— begin Input —
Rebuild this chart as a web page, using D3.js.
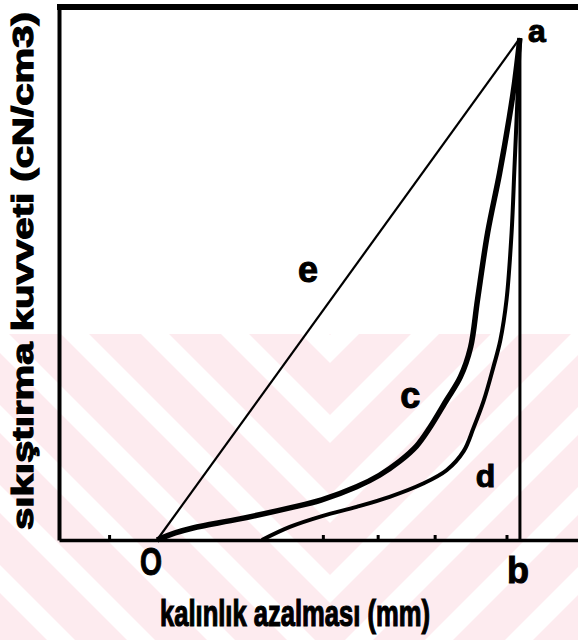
<!DOCTYPE html>
<html>
<head>
<meta charset="utf-8">
<script src="https://cdn.jsdelivr.net/npm/d3@7"></script>
<style>
  html, body { margin: 0; padding: 0; background: #fff; }
  svg { display: block; }
</style>
</head>
<body>
<script>
// Thickness reduction (O = 0, b = 10, arbitrary units) against compression force (a = 10).
const curveCx = [0, 0.50, 0.99, 2.28, 3.66, 4.54, 5.50, 6.13, 6.69, 7.15, 7.51, 7.98, 8.36, 8.64, 8.83, 9.11, 9.44, 9.71, 9.85, 10];
const curveCy = [0, 0.14, 0.24, 0.42, 0.64, 0.80, 1.06, 1.29, 1.57, 1.87, 2.23, 2.79, 3.25, 3.84, 4.78, 6.12, 7.31, 8.43, 9.10, 10];
const curveDx = [2.89, 3.66, 4.57, 5.50, 6.41, 7.32, 7.98, 8.45, 8.72, 9.00, 9.27, 9.46, 9.63, 9.77, 9.85, 9.93, 10];
const curveDy = [0, 0.26, 0.48, 0.66, 0.86, 1.12, 1.39, 1.77, 2.23, 2.77, 3.45, 3.98, 4.78, 6.12, 7.43, 8.76, 10];
const lineEx = [0, 10];
const lineEy = [0, 10];
const peakX = 10;     // point a / b
const peakY = 10;
const xTicks = [-1.32, 4.57, 6.08, 7.65, 9.63];
const xTitle = "kalınlık azalması (mm)";
const yTitle = "sıkıştırma kuvveti (cN/cm3)";

const W = 578, H = 640;
const svg = d3.select("body").append("svg").attr("width", W).attr("height", H);

const x = d3.scaleLinear().domain([-2.7, 11.6]).range([59, 578]);
const y = d3.scaleLinear().domain([0, 10.62]).range([540, 7]);

// faint pink chevron bands in the lower part of the sheet
const wm = svg.append("g");
const defs = svg.append("defs");
defs.append("clipPath").attr("id", "lw").append("polygon")
  .attr("points", "0,334 330,334 330,640 0,640");
defs.append("clipPath").attr("id", "rw").append("polygon")
  .attr("points", "330,334 578,334 578,640 330,640");
const pink = "#fdebef";
const period = 80, band = 52;
for (let c = -725; c < 500; c += period) {
  wm.append("polygon").attr("clip-path", "url(#lw)")
    .attr("points", `${c},0 ${c + band},0 ${c + band + 700},700 ${c + 700},700`)
    .attr("fill", pink);
}
for (let c = 660 - (-725) - band; c > 0; c -= period) {
  wm.append("polygon").attr("clip-path", "url(#rw)")
    .attr("points", `${c},0 ${c + band},0 ${c + band - 700},700 ${c - 700},700`)
    .attr("fill", pink);
}

// frame: top rule, left axis, bottom axis with inner ticks
svg.append("line")
  .attr("x1", x.range()[0] - 2).attr("x2", W)
  .attr("y1", y(y.domain()[1])).attr("y2", y(y.domain()[1]))
  .attr("stroke", "#000").attr("stroke-width", 6);

const yAxis = svg.append("g").attr("transform", `translate(${x.range()[0]},0)`)
  .call(d3.axisLeft(y).tickValues([]).tickSizeOuter(0));
yAxis.select(".domain").attr("stroke", "#000").attr("stroke-width", 4);

const xAxis = svg.append("g").attr("transform", `translate(0,${y(0)})`)
  .call(d3.axisBottom(x).tickValues(xTicks).tickSize(-5).tickSizeOuter(0).tickFormat(""));
xAxis.select(".domain").attr("stroke", "#000").attr("stroke-width", 3.5);
xAxis.selectAll(".tick line").attr("stroke", "#000").attr("stroke-width", 3);

// vertical line a-b
svg.append("line")
  .attr("x1", x(peakX)).attr("x2", x(peakX))
  .attr("y1", y(0)).attr("y2", y(peakY))
  .attr("stroke", "#000").attr("stroke-width", 3);

const line = d3.line().x(d => x(d[0])).y(d => y(d[1]));
const smooth = d3.line().x(d => x(d[0])).y(d => y(d[1])).curve(d3.curveCatmullRom.alpha(0.5));

svg.append("path").datum(d3.zip(lineEx, lineEy)).attr("d", line)
  .attr("fill", "none").attr("stroke", "#000").attr("stroke-width", 2.2);
svg.append("path").datum(d3.zip(curveCx, curveCy)).attr("d", smooth)
  .attr("fill", "none").attr("stroke", "#000").attr("stroke-width", 5.5).attr("stroke-linejoin", "round");
svg.append("path").datum(d3.zip(curveDx, curveDy)).attr("d", smooth)
  .attr("fill", "none").attr("stroke", "#000").attr("stroke-width", 4).attr("stroke-linejoin", "round");

// point and curve letters
const font = "'Liberation Sans', Arial, sans-serif";
function letter(t, px, py, size, len) {
  const el = svg.append("text").attr("x", px).attr("y", py)
    .attr("text-anchor", "middle").attr("font-family", font)
    .attr("font-weight", "bold").attr("font-size", size).attr("fill", "#000")
    .attr("stroke", "#000").attr("stroke-width", 1).text(t);
  if (len) el.attr("textLength", len).attr("lengthAdjust", "spacingAndGlyphs");
  return el;
}
letter("a", x(peakX) + 17, y(peakY) + 4, 32);
letter("b", x(peakX) - 2, y(0) + 43, 36);
letter("O", x(0) - 6, y(0) + 35, 38, 22);
letter("e", x(4.16), y(5.14), 36);
letter("c", x(6.98), y(2.64), 36);
letter("d", x(9.05), y(1.05), 32);

// axis titles
svg.append("text")
  .attr("x", 295).attr("y", 626)
  .attr("text-anchor", "middle").attr("font-family", font)
  .attr("font-weight", "bold").attr("font-size", 36)
  .attr("stroke", "#000").attr("stroke-width", 1.2)
  .attr("textLength", 270).attr("lengthAdjust", "spacingAndGlyphs")
  .text(xTitle);

svg.append("text")
  .attr("transform", "translate(33,271) rotate(-90)")
  .attr("text-anchor", "middle").attr("font-family", font)
  .attr("font-weight", "bold").attr("font-size", 30)
  .attr("stroke", "#000").attr("stroke-width", 1.2)
  .attr("textLength", 518).attr("lengthAdjust", "spacingAndGlyphs")
  .text(yTitle);
</script>
</body>
</html>
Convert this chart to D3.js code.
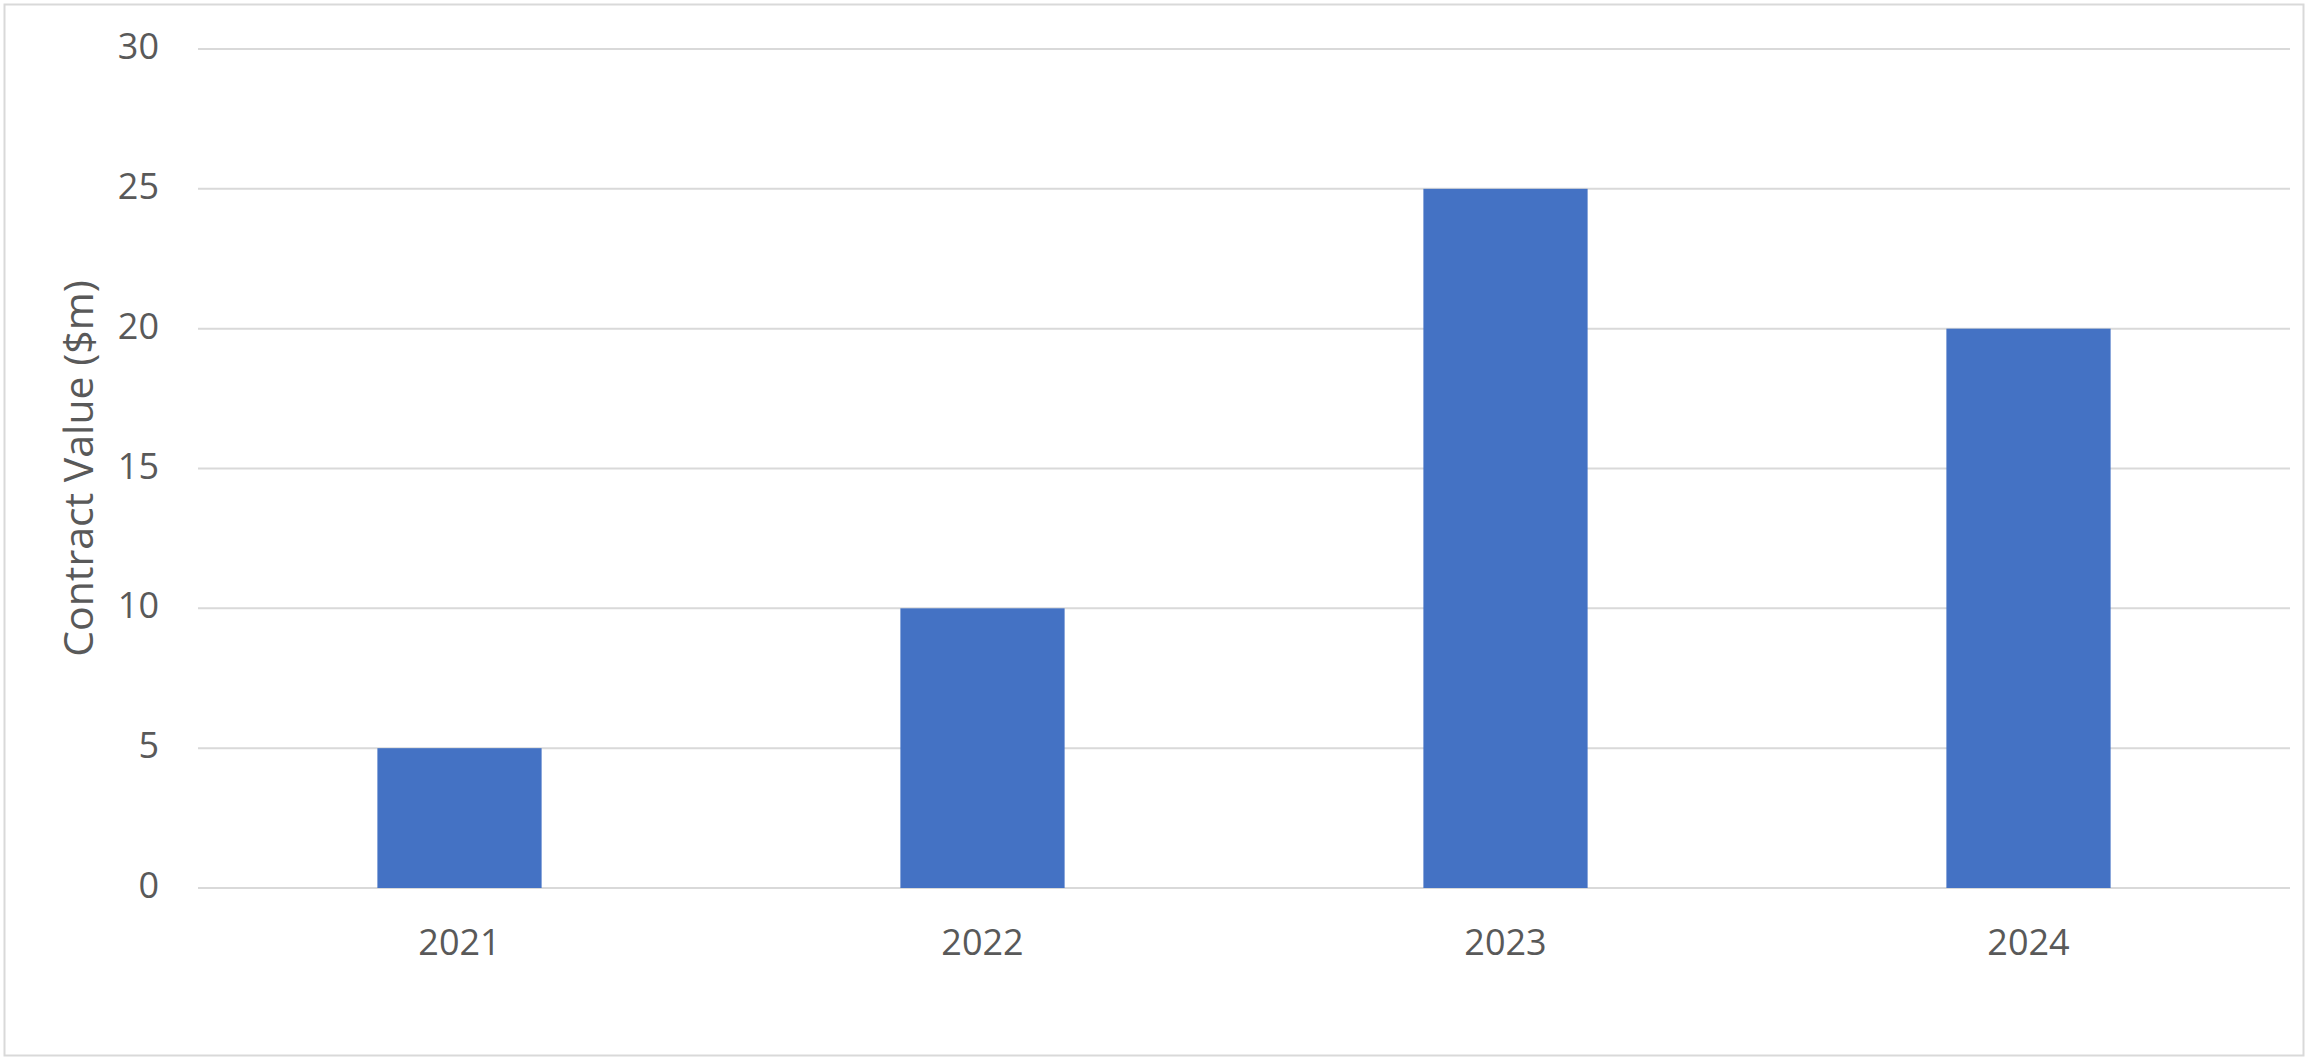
— end Input —
§ Description of the task:
Show the lines of the records that include the string "chart".

§ Full response:
Rebuild this chart as a web page, using D3.js.
Convert this chart to D3.js code.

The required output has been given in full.